What’s the Matter with Kansas? And Wisconsin, and Indiana, and Michigan, and Missouri, and Iowa?

The stuff that was the matter with Kansas in 2004, when Thomas Frank published What’s the Matter with Kansas?, a trenchant analysis of the lunacy of American politics, is still the matter with it, only now it’s the matter with 32 out of 50 other states as well.

Citizens in ever greater numbers have abandoned their economic interests and used the voting booth to register their opinions about social issues, turning 2/3 of the country from blue (or at least purple) to red and electing to the presidency that darling of the religious right, Donald Trump.

Of course, one could argue that Trump, with his narcissistic bragging and his vulgar ad hominem attacks, did make some economic promises. He promised to bring back the coal mining jobs. And maybe some laid-off factory workers really believed that he would return manufacturing from overseas, where it’s cheap, and restore the assembly lines that used to pay great wages when 38% of the labor force was unionized.

But from what I’ve seen, Trump voters are a lot like Trump. They come in two categories: business people who really don’t mind screwing a sizeable portion of the public in order to make a healthy profit for themselves. And people who just want to shoot their mouths off about all the things that they think are wrong with America.  At the Republican convention last summer, Trump said, “I am your voice.”  And that’s why they voted for him.

Thomas Frank provides a detailed depiction of the ascendency of the right wing in Kansas, a state that was a hotbed of proletarian agitators early in the last century, and had turned as fervently right wing by the end of it. The Pro-Life movement gave people something to believe in, and Democrats gave them somebody to hate. Frank paints a vivid portrait of the snooty, latte-drinking college professors and rich liberals who form the illusory liberal conspiracy that is blamed for everything that wrong with in this country while real economic wrongs and injustices go unaddressed.

The rich get richer and the poor watch Fox News.  Rupert Murdoch must be so proud of himself.

Thomas Frank describes a situation in which liberals (which means Democrats, in the parlance of our day) have become the ultimate logical fallacy, the red herring of every right-wing argument, the straw man that gets beaten up at election time and most other times as well.  Frank’s exasperation leaps off the page when he writes of how the people who have the least control over important issues like taxation, judicial appointments, and passing legislation are constantly blamed for everything that is supposedly wrong with this country, i.e., women have some rights, segregation has at least technically been eliminated, and it is not illegal to be gay anymore. The angry dumbasses constantly being stirred up by right-wing media outlets deploying a horde of pundits from Koch Brothers-financed think tanks never have to look in the mirror.

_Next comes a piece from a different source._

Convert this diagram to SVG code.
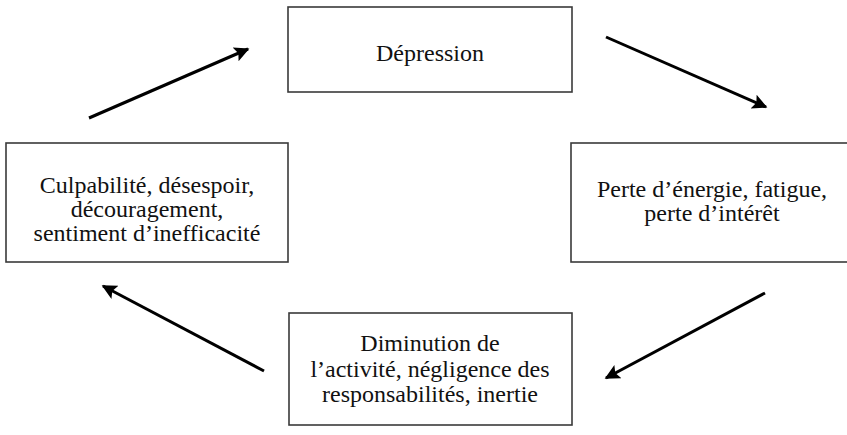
<svg xmlns="http://www.w3.org/2000/svg" width="847" height="435" viewBox="0 0 847 435">
<style>
.box{fill:#fff;stroke:#3a3a3a;stroke-width:1.6}
.t{font-family:"Liberation Serif","Times New Roman",serif;font-size:24px;fill:#111;text-anchor:middle}
.c{stroke:#000;stroke-width:3;fill:none;marker-end:url(#ah)}
</style>
<defs>
<marker id="ah" viewBox="0 0 10 10" refX="9" refY="5" markerWidth="6" markerHeight="5" markerUnits="strokeWidth" orient="auto">
<path d="M0,0 L10,5 L0,10 L2,5 Z" fill="#000"/>
</marker>
</defs>
<rect width="847" height="435" fill="#fff"/>
<g id="depression">
<rect class="box" x="288" y="7" width="284" height="85"/>
<text class="t" x="430" y="61">Dépression</text>
</g>
<g id="perte">
<rect class="box" x="571" y="143" width="278" height="119"/>
<text class="t" x="712" y="197">Perte d’énergie, fatigue,</text>
<text class="t" x="712" y="221">perte d’intérêt</text>
</g>
<g id="diminution">
<rect class="box" x="289" y="313" width="283" height="112"/>
<text class="t" x="430" y="351">Diminution de</text>
<text class="t" x="430" y="377">l’activité, négligence des</text>
<text class="t" x="430" y="402">responsabilités, inertie</text>
</g>
<g id="culpabilite">
<rect class="box" x="6" y="143" width="282" height="119"/>
<text class="t" x="147" y="193">Culpabilité, désespoir,</text>
<text class="t" x="147" y="217">découragement,</text>
<text class="t" x="147" y="241">sentiment d’inefficacité</text>
</g>
<g id="connectors">
<line class="c" x1="89" y1="118" x2="248" y2="49"/>
<line class="c" x1="606" y1="37" x2="766" y2="107"/>
<line class="c" x1="765" y1="293" x2="606" y2="378"/>
<line class="c" x1="264" y1="371" x2="103" y2="286"/>
</g>
</svg>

Since 2004, edgier outlets like Breitbart have emerged on the internet, but they’re beating the same dead horse — when they’re not beating up on anybody in the Republican party who still has a shred of sanity.  But none of that shit would fly, or congeal, or whatever it does, without the fundamentalist churches, which churn out people who are only too happy to be as generous as possible to the wealthy while they convert our country into a cold-hearted, stingy theocracy populated by Bible-thumpers who have never actually read the Bible.

As Frank points out, the Democratic Party is hardly blameless. He points the finger at Bill Clinton and the party he led to election victories in the 90s, following up that success with a precipitous  Democratic decline. Let’s say the villain is Clinton-omics – deregulation of the banking industry in particular – motivated by an inordinate love of capitalists and a belief that they are working for the ultimate good of all Americans. Abandonment of the working class was one result of the Clinton years in Frank’s view.  (The defeat of Hillary Clinton’s bid for the presidency was another.)

Of course, the election of Mr. Trump has resulted in some hopeful signs for Democrats and the left, and I’d love to read what Frank has to say about this. Grassroots organizing and political activism – which had already begun to revive in the Obama era – have come back strong. And the issue of glaring economic inequality – highlighted by Republicans’ “tax reform” plan and their absolute willingness to take healthcare away from millions of Americans – is becoming harder to ignore, as is Republican incompetence and lack of interest in average Americans in general.

But the fact that Donald Trump could be elected, even by a minority of voters, surely suggests that something is wrong with a lot more than Kansas these days. And whatever it is might not be fixable even if SCOTUS makes the proper decision and reverses the gerrymandering that has turned so many state legislatures to that flaming shade of red.  But maybe then we can at least quit worrying about it and get back to solving real problems again – like passing some decent gun control legislation and tackling climate change, the way a responsible government would.